District health board ~ Registered nurse ~ Senior registrar ~ Emergency department ~ Triage ~ Meningococcal meningitis ~ Delays ~ Staffing ~ Overcrowding ~ Discharge from ED ~ Right 4(4)

A young woman presented to the Emergency Department (ED) of a public hospital with her partner. She was complaining of a sore throat, stiff neck, headache and vomiting. Her classmate had been diagnosed with meningococcal meningitis ten days earlier.

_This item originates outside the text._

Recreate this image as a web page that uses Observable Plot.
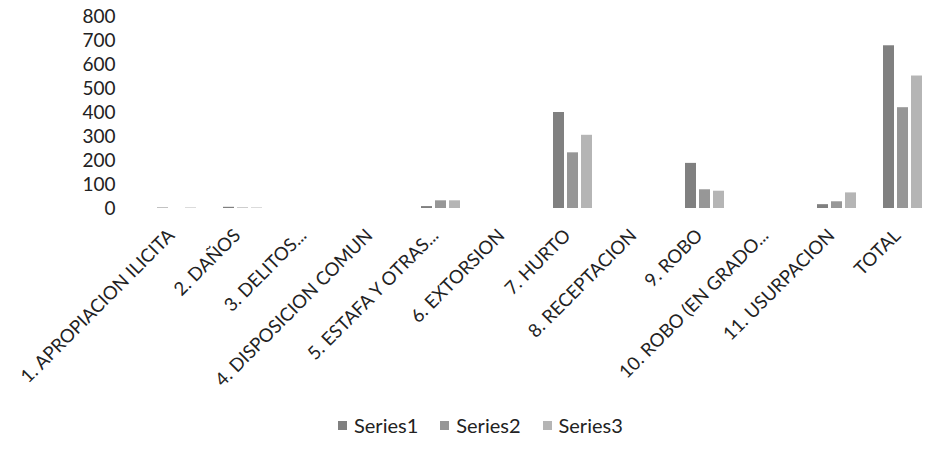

There was one nurse assigned to the ED waiting room that night. The young woman was triaged by that nurse as requiring assessment within 30 minutes (ATS category 3). The young woman waited approximately three hours and 20 minutes to be seen by a doctor. Due to the acuity of the ED that night, a full set of vital signs was not taken and her condition was not reassessed while she waited to be seen by a doctor. The young woman was diagnosed by a senior registrar as having pharyngitis and was discharged the following morning after receiving intravenous antibiotics overnight.

The young woman then developed a rash on her hands and legs. She returned to the ED and was triaged as requiring assessment within 10 minutes (ATS category 2). She waited approximately 55 minutes to be seen by a doctor, following which she was admitted to the hospital with a primary diagnosis of meningococcal meningitis and septicaemia, and a secondary diagnosis of Group A Streptococcal throat infection. She received five days of intravenous antibiotics before being discharged home.

The Commissioner concluded that a series of systemic and individual failures led to delays in the young woman's medical assessment on both presentations to the ED which were suboptimal in the circumstances. The young woman exceeded the recommended waiting time for a factor of four on each occasion, which was unacceptable in the context of suspicion of significant sepsis both initially and on representation.

It was held that by failing to provide adequate staffing and resources to enable its triage procedures to be implemented effectively and safely, the district health board failed to provide services in a manner that minimised the potential harm to the young woman and, accordingly, breached Right 4(4). Adverse comment was also made about the triage nurse and the registrar.  

The Commissioner recommended that the district health board review its triage policy and undertake an audit of the various changes made since this incident.